**Aim:**
Leave out any picture and return the remaining listing below exactly as given.
::::
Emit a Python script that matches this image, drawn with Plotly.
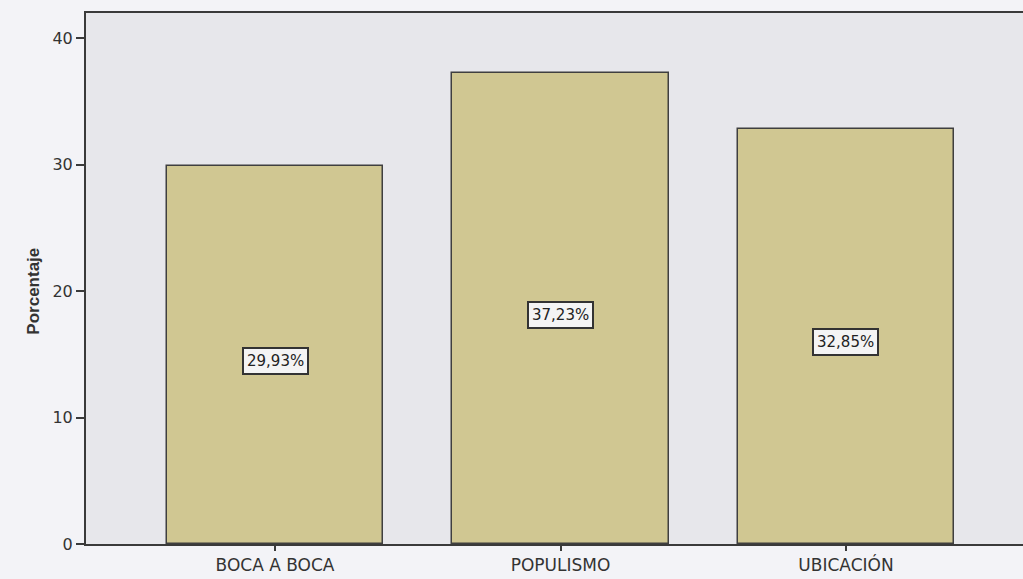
import plotly.graph_objects as go

# Chart data
categories = ["BOCA A BOCA", "POPULISMO", "UBICACIÓN"]
percentages = [29.93, 37.23, 32.85]
value_labels = ["29,93%", "37,23%", "32,85%"]
y_ticks = [0, 10, 20, 30, 40]

x_pos = list(range(len(categories)))
FONT = "DejaVu Sans, Verdana, Arial"

fig = go.Figure()
fig.add_trace(go.Bar(
    x=x_pos,
    y=percentages,
    width=0.757,
    marker=dict(color="#d0c792", line=dict(color="#3f3f3f", width=1.5)),
    hoverinfo="skip",
))

# Boxed value labels at the middle of each bar
for xi, v, lab in zip(x_pos, percentages, value_labels):
    fig.add_annotation(
        x=xi, y=v / 2, yshift=-6, text=lab, showarrow=False,
        font=dict(family=FONT, size=15, color="#222222"),
        bgcolor="#f4f4f4", bordercolor="#333333", borderwidth=2, borderpad=3,
    )

# Axis title, centred on the 0-40 data span
fig.add_annotation(
    xref="paper", yref="y", x=0, y=20, xshift=-64,
    text="<b>Porcentaje</b>", textangle=-90, showarrow=False,
    font=dict(family="Liberation Sans, Arial", size=17, color="#333333"),
)

fig.update_layout(
    width=1023, height=579,
    margin=dict(l=86, r=0, t=13, b=35),
    paper_bgcolor="#f3f3f7",
    plot_bgcolor="#e7e7eb",
    showlegend=False,
    bargap=0,
    font=dict(family=FONT, color="#333333"),
    xaxis=dict(
        range=[-0.662, 2.62],
        tickmode="array", tickvals=x_pos, ticktext=categories,
        tickfont=dict(family=FONT, size=17, color="#333333"),
        showline=True, linecolor="#3a3a3a", linewidth=2, mirror=True,
        showgrid=False, zeroline=False,
        ticks="outside", ticklen=5, tickwidth=2, tickcolor="#3a3a3a",
        fixedrange=True,
    ),
    yaxis=dict(
        range=[0, 42],
        tickmode="array", tickvals=y_ticks,
        tickfont=dict(family=FONT, size=16, color="#333333"),
        ticks="outside", ticklen=8, tickwidth=2, tickcolor="#3a3a3a",
        showline=True, linecolor="#3a3a3a", linewidth=2,
        showgrid=False, zeroline=False,
        fixedrange=True,
    ),
)

fig.write_html("out.html")
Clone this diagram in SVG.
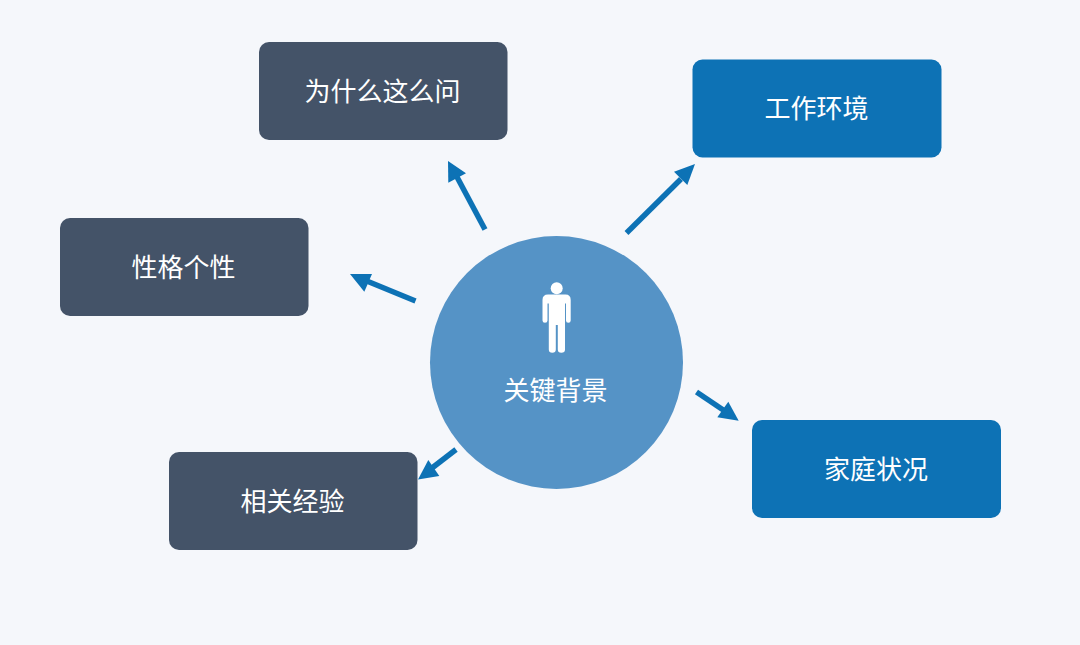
<svg xmlns="http://www.w3.org/2000/svg" width="1080" height="645" viewBox="0 0 1080 645">
<style>
.t{font-family:"Noto Sans CJK SC","Liberation Sans",sans-serif;font-size:26px;fill:#fff;text-anchor:middle;font-weight:400}
.d{fill:#445368}
.b{fill:#0d72b5}
.c{fill:none;stroke:#0d72b5;stroke-width:5.500}
.h{fill:#0d72b5}
</style>
<rect width="1080" height="645" fill="#f5f7fb"/>
<g id="connectors">
<path class="c" d="M485 229.500L457 177"/><polygon class="h" points="448,161 466,173.300 448.300,182.700"/>
<path class="c" d="M626.500 233L681 179"/><polygon class="h" points="695,164 687.300,185 674,171.700"/>
<path class="c" d="M415.500 301L368 281.500"/><polygon class="h" points="350,274 372,274 364.300,291.700"/>
<path class="c" d="M696.500 392L724 410.500"/><polygon class="h" points="738.700,420.700 717.300,417.300 728.300,401.700"/>
<path class="c" d="M456 449.500L432 468"/><polygon class="h" points="418,479.500 428.300,460 439.300,476"/>
</g>
<g id="node-why"><rect class="d" x="259" y="42" width="248.500" height="98" rx="10"/><text class="t" x="382.500" y="100.500">为什么这么问</text></g>
<g id="node-work"><rect class="b" x="692.500" y="59.500" width="249" height="98" rx="10"/><text class="t" x="816.500" y="118">工作环境</text></g>
<g id="node-personality"><rect class="d" x="60" y="218" width="248.500" height="98" rx="10"/><text class="t" x="183.500" y="276.500">性格个性</text></g>
<g id="node-experience"><rect class="d" x="169" y="452" width="248.500" height="98" rx="10"/><text class="t" x="292.500" y="510.500">相关经验</text></g>
<g id="node-family"><rect class="b" x="752" y="420" width="249" height="98" rx="10"/><text class="t" x="876" y="478.500">家庭状况</text></g>
<g id="node-center">
<circle cx="556.500" cy="362.500" r="126.500" fill="#5593c6"/>
<circle cx="556.700" cy="288.300" r="6" fill="#fff"/>
<path fill="#fff" d="M548 294.500H565.500Q570.700 294.500 570.700 300V320.500Q570.700 322.800 568.300 322.800Q566 322.800 566 320.500V303.500H565V349.500Q565 352.700 561.300 352.700Q557.800 352.700 557.800 349.500V325H555.800V349.500Q555.800 352.700 552.300 352.700Q548.800 352.700 548.800 349.500V303.500H547.500V320.500Q547.500 322.800 545 322.800Q542.500 322.800 542.500 320.500V300Q542.500 294.500 548 294.500Z"/>
<text class="t" x="555.500" y="400">关键背景</text>
</g>
</svg>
::::
**Problem solution:**
Emit a Python script that matches this image, drawn with Plotly.
import plotly.graph_objects as go

# Chart data
categories = ["BOCA A BOCA", "POPULISMO", "UBICACIÓN"]
percentages = [29.93, 37.23, 32.85]
value_labels = ["29,93%", "37,23%", "32,85%"]
y_ticks = [0, 10, 20, 30, 40]

x_pos = list(range(len(categories)))
FONT = "DejaVu Sans, Verdana, Arial"

fig = go.Figure()
fig.add_trace(go.Bar(
    x=x_pos,
    y=percentages,
    width=0.757,
    marker=dict(color="#d0c792", line=dict(color="#3f3f3f", width=1.5)),
    hoverinfo="skip",
))

# Boxed value labels at the middle of each bar
for xi, v, lab in zip(x_pos, percentages, value_labels):
    fig.add_annotation(
        x=xi, y=v / 2, yshift=-6, text=lab, showarrow=False,
        font=dict(family=FONT, size=15, color="#222222"),
        bgcolor="#f4f4f4", bordercolor="#333333", borderwidth=2, borderpad=3,
    )

# Axis title, centred on the 0-40 data span
fig.add_annotation(
    xref="paper", yref="y", x=0, y=20, xshift=-64,
    text="<b>Porcentaje</b>", textangle=-90, showarrow=False,
    font=dict(family="Liberation Sans, Arial", size=17, color="#333333"),
)

fig.update_layout(
    width=1023, height=579,
    margin=dict(l=86, r=0, t=13, b=35),
    paper_bgcolor="#f3f3f7",
    plot_bgcolor="#e7e7eb",
    showlegend=False,
    bargap=0,
    font=dict(family=FONT, color="#333333"),
    xaxis=dict(
        range=[-0.662, 2.62],
        tickmode="array", tickvals=x_pos, ticktext=categories,
        tickfont=dict(family=FONT, size=17, color="#333333"),
        showline=True, linecolor="#3a3a3a", linewidth=2, mirror=True,
        showgrid=False, zeroline=False,
        ticks="outside", ticklen=5, tickwidth=2, tickcolor="#3a3a3a",
        fixedrange=True,
    ),
    yaxis=dict(
        range=[0, 42],
        tickmode="array", tickvals=y_ticks,
        tickfont=dict(family=FONT, size=16, color="#333333"),
        ticks="outside", ticklen=8, tickwidth=2, tickcolor="#3a3a3a",
        showline=True, linecolor="#3a3a3a", linewidth=2,
        showgrid=False, zeroline=False,
        fixedrange=True,
    ),
)

fig.write_html("out.html")
Clone this diagram in SVG.
<svg xmlns="http://www.w3.org/2000/svg" width="1080" height="645" viewBox="0 0 1080 645">
<style>
.t{font-family:"Noto Sans CJK SC","Liberation Sans",sans-serif;font-size:26px;fill:#fff;text-anchor:middle;font-weight:400}
.d{fill:#445368}
.b{fill:#0d72b5}
.c{fill:none;stroke:#0d72b5;stroke-width:5.500}
.h{fill:#0d72b5}
</style>
<rect width="1080" height="645" fill="#f5f7fb"/>
<g id="connectors">
<path class="c" d="M485 229.500L457 177"/><polygon class="h" points="448,161 466,173.300 448.300,182.700"/>
<path class="c" d="M626.500 233L681 179"/><polygon class="h" points="695,164 687.300,185 674,171.700"/>
<path class="c" d="M415.500 301L368 281.500"/><polygon class="h" points="350,274 372,274 364.300,291.700"/>
<path class="c" d="M696.500 392L724 410.500"/><polygon class="h" points="738.700,420.700 717.300,417.300 728.300,401.700"/>
<path class="c" d="M456 449.500L432 468"/><polygon class="h" points="418,479.500 428.300,460 439.300,476"/>
</g>
<g id="node-why"><rect class="d" x="259" y="42" width="248.500" height="98" rx="10"/><text class="t" x="382.500" y="100.500">为什么这么问</text></g>
<g id="node-work"><rect class="b" x="692.500" y="59.500" width="249" height="98" rx="10"/><text class="t" x="816.500" y="118">工作环境</text></g>
<g id="node-personality"><rect class="d" x="60" y="218" width="248.500" height="98" rx="10"/><text class="t" x="183.500" y="276.500">性格个性</text></g>
<g id="node-experience"><rect class="d" x="169" y="452" width="248.500" height="98" rx="10"/><text class="t" x="292.500" y="510.500">相关经验</text></g>
<g id="node-family"><rect class="b" x="752" y="420" width="249" height="98" rx="10"/><text class="t" x="876" y="478.500">家庭状况</text></g>
<g id="node-center">
<circle cx="556.500" cy="362.500" r="126.500" fill="#5593c6"/>
<circle cx="556.700" cy="288.300" r="6" fill="#fff"/>
<path fill="#fff" d="M548 294.500H565.500Q570.700 294.500 570.700 300V320.500Q570.700 322.800 568.300 322.800Q566 322.800 566 320.500V303.500H565V349.500Q565 352.700 561.300 352.700Q557.800 352.700 557.800 349.500V325H555.800V349.500Q555.800 352.700 552.300 352.700Q548.800 352.700 548.800 349.500V303.500H547.500V320.500Q547.500 322.800 545 322.800Q542.500 322.800 542.500 320.500V300Q542.500 294.500 548 294.500Z"/>
<text class="t" x="555.500" y="400">关键背景</text>
</g>
</svg>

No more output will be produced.